__Exercise goal__
Work through the material below line by line and say how many lines include the word "this". Only the number, please.

(Source code of charts)
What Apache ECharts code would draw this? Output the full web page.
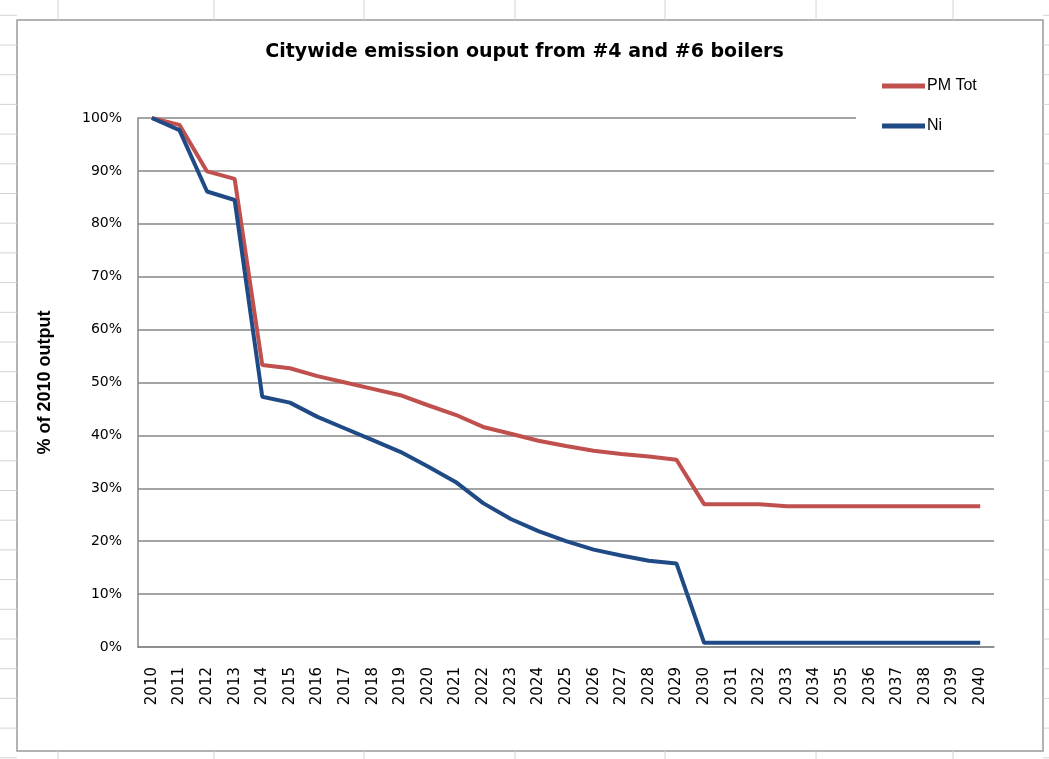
<!DOCTYPE html>
<html>
<head>
<meta charset="utf-8">
<script src="https://cdn.jsdelivr.net/npm/echarts@6/dist/echarts.min.js"></script>
<style>html,body{margin:0;padding:0;background:#fff}#c{width:1049px;height:759px}</style>
</head>
<body>
<div id="c"></div>
<script>
const years = ['2010','2011','2012','2013','2014','2015','2016','2017','2018','2019','2020','2021','2022','2023','2024','2025','2026','2027','2028','2029','2030','2031','2032','2033','2034','2035','2036','2037','2038','2039','2040'];
const pmTot = [100,98.7,89.9,88.5,53.3,52.7,51.2,50.0,48.8,47.6,45.7,43.9,41.6,40.3,39.0,38.0,37.1,36.5,36.0,35.4,27.0,27.0,27.0,26.6,26.6,26.6,26.6,26.6,26.6,26.6,26.6];
const ni = [100,97.7,86.1,84.5,47.3,46.2,43.5,41.3,39.1,36.9,34.1,31.2,27.2,24.2,21.9,20.0,18.4,17.3,16.3,15.8,0.8,0.8,0.8,0.8,0.8,0.8,0.8,0.8,0.8,0.8,0.8];
const yTicks = [0,10,20,30,40,50,60,70,80,90,100];

const chart = echarts.init(document.getElementById('c'));

// decorative spreadsheet cell lines outside the chart frame
const deco = [];
const colX = [58,214,364,515,665,816,953];
colX.forEach(x => {
  deco.push({type:'line', shape:{x1:x,y1:0,x2:x,y2:20}, style:{stroke:'#d4d4d4',lineWidth:1}, silent:true});
  deco.push({type:'line', shape:{x1:x,y1:751,x2:x,y2:759}, style:{stroke:'#d4d4d4',lineWidth:1}, silent:true});
});
for (let y = 15.3; y < 759; y += 29.7) {
  deco.push({type:'line', shape:{x1:0,y1:y,x2:17,y2:y}, style:{stroke:'#d4d4d4',lineWidth:1}, silent:true});
  deco.push({type:'line', shape:{x1:1043,y1:y,x2:1049,y2:y}, style:{stroke:'#d4d4d4',lineWidth:1}, silent:true});
}
deco.push({type:'rect', shape:{x:17,y:20,width:1026,height:731}, style:{fill:'none',stroke:'#9a9a9a',lineWidth:1.5}, silent:true, z:-1});

chart.setOption({
  animation:false,
  backgroundColor:'#fff',
  graphic: deco,
  title:{
    text:'Citywide emission ouput from #4 and #6 boilers',
    left:'center', top:38,
    textStyle:{fontFamily:'DejaVu Sans', fontWeight:'bold', fontSize:19, color:'#000'}
  },
  legend:{
    orient:'vertical',
    left:856, top:69,
    backgroundColor:'#fff',
    padding:[9,60,10,26],
    itemGap:24,
    icon:'rect',
    itemWidth:43, itemHeight:5,
    textStyle:{fontFamily:'Liberation Sans', fontSize:16, color:'#000', padding:[0,0,0,-3]},
    data:['PM Tot','Ni']
  },
  grid:{left:138, right:55, top:118, bottom:112, containLabel:false},
  xAxis:{
    type:'category',
    data:years,
    boundaryGap:true,
    axisLine:{show:true, lineStyle:{color:'#868686', width:1.5}},
    axisTick:{show:false},
    axisLabel:{rotate:90, margin:20, fontFamily:'DejaVu Sans', fontSize:15, color:'#000', interval:0},
    splitLine:{show:false}
  },
  yAxis:{
    type:'value',
    min:0, max:100, interval:10,
    name:'% of 2010 output',
    nameLocation:'middle',
    nameGap:84,
    nameRotate:90,
    nameTextStyle:{fontFamily:'Liberation Sans', fontWeight:'bold', fontSize:18, color:'#000'},
    axisLine:{show:true, lineStyle:{color:'#868686', width:1.5}},
    axisTick:{show:false},
    axisLabel:{margin:16, fontFamily:'DejaVu Sans', fontSize:14, color:'#000', formatter:v => v + '%'},
    splitLine:{show:true, lineStyle:{color:'#868686', width:1.5}}
  },
  series:[
    {name:'PM Tot', type:'line', data:pmTot, symbol:'none', lineStyle:{color:'#C0504D', width:4}, itemStyle:{color:'#C0504D'}, z:2},
    {name:'Ni', type:'line', data:ni, symbol:'none', lineStyle:{color:'#1F4A86', width:4}, itemStyle:{color:'#1F4A86'}, z:3}
  ]
});
</script>
</body>
</html>
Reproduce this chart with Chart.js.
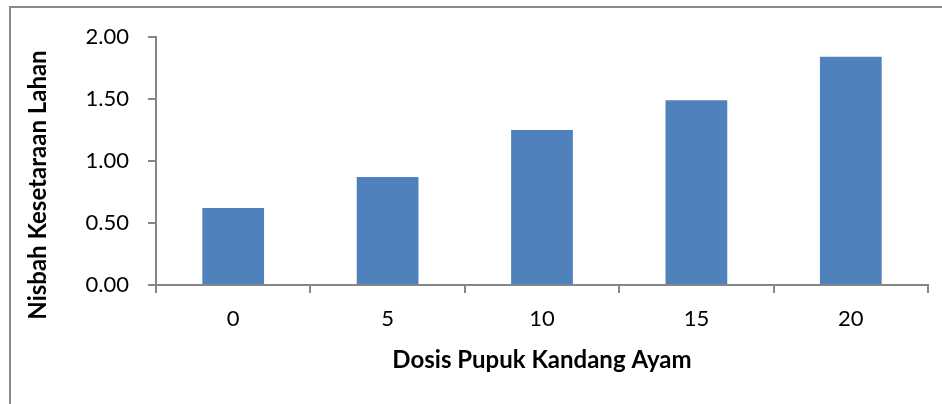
<!DOCTYPE html>
<html>
<head>
<meta charset="utf-8">
<script src="https://cdn.jsdelivr.net/npm/chart.js@4"></script>
<style>
  html, body { margin: 0; padding: 0; background: #fff; }
  #wrap { position: relative; width: 942px; height: 404px; overflow: hidden; }
  #frame { position: absolute; left: 9px; top: 6px; width: 1000px; height: 500px; border: 2px solid #8a8a8a; }
  canvas { position: absolute; left: 0; top: 0; }
</style>
</head>
<body>
<div id="wrap">
  <div id="frame"></div>
  <canvas id="grafik" width="942" height="404"></canvas>
</div>
<script>
// Data nisbah kesetaraan lahan per dosis pupuk
const dosis = ['0', '5', '10', '15', '20'];
const nisbah = [0.62, 0.87, 1.25, 1.49, 1.84];
const judulX = 'Dosis Pupuk Kandang Ayam';
const judulY = 'Nisbah Kesetaraan Lahan';

const warnaSumbu = '#868686';
const fontLabel = { family: 'Lato', size: 22 };

// judul sumbu Y digambar sendiri supaya posisinya sama dengan aslinya
const judulSumbuY = {
    id: 'judulSumbuY',
    afterDraw(chart) {
        const c = chart.ctx;
        c.save();
        c.translate(38, 185);
        c.rotate(-Math.PI / 2);
        c.font = 'bold 24px Lato';
        c.fillStyle = '#000';
        c.textAlign = 'center';
        c.textBaseline = 'middle';
        c.fillText(judulY, 0, 0);
        c.restore();
    }
};

const ctx = document.getElementById('grafik').getContext('2d');
const grafik = new Chart(ctx, {
    type: 'bar',
    data: {
        labels: dosis,
        datasets: [{
            label: judulY,
            data: nisbah,
            backgroundColor: '#4F81BD',
            borderWidth: 0,
            barPercentage: 0.4,
            categoryPercentage: 1.0
        }]
    },
    options: {
        responsive: false,
        devicePixelRatio: 1,
        animation: false,
        layout: { padding: { top: 37, right: 14, bottom: 0, left: 0 } },
        plugins: {
            legend: { display: false },
            tooltip: { enabled: false }
        },
        scales: {
            x: {
                grid: {
                    display: true,
                    offset: true,
                    drawOnChartArea: false,
                    tickLength: 8,
                    color: warnaSumbu,
                    lineWidth: 2
                },
                border: { display: true, color: warnaSumbu, width: 2 },
                ticks: { color: '#000', font: fontLabel, padding: 13, maxRotation: 0 },
                title: {
                    display: true,
                    text: judulX,
                    color: '#000',
                    font: { family: 'Lato', size: 24, weight: 'bold' },
                    padding: { top: 29, bottom: 29 }
                },
                afterFit: (scale) => { scale.height = 119; }
            },
            y: {
                min: 0,
                max: 2,
                grid: {
                    display: true,
                    drawOnChartArea: false,
                    tickLength: 8,
                    color: warnaSumbu,
                    lineWidth: 2
                },
                border: { display: true, color: warnaSumbu, width: 2 },
                ticks: {
                    stepSize: 0.5,
                    color: '#000',
                    font: fontLabel,
                    padding: 19,
                    callback: (v) => v.toFixed(2)
                },
                afterFit: (scale) => { scale.width = 156; }
            }
        }
    },
    plugins: [judulSumbuY]
});
</script>
</body>
</html>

__Correct response__
2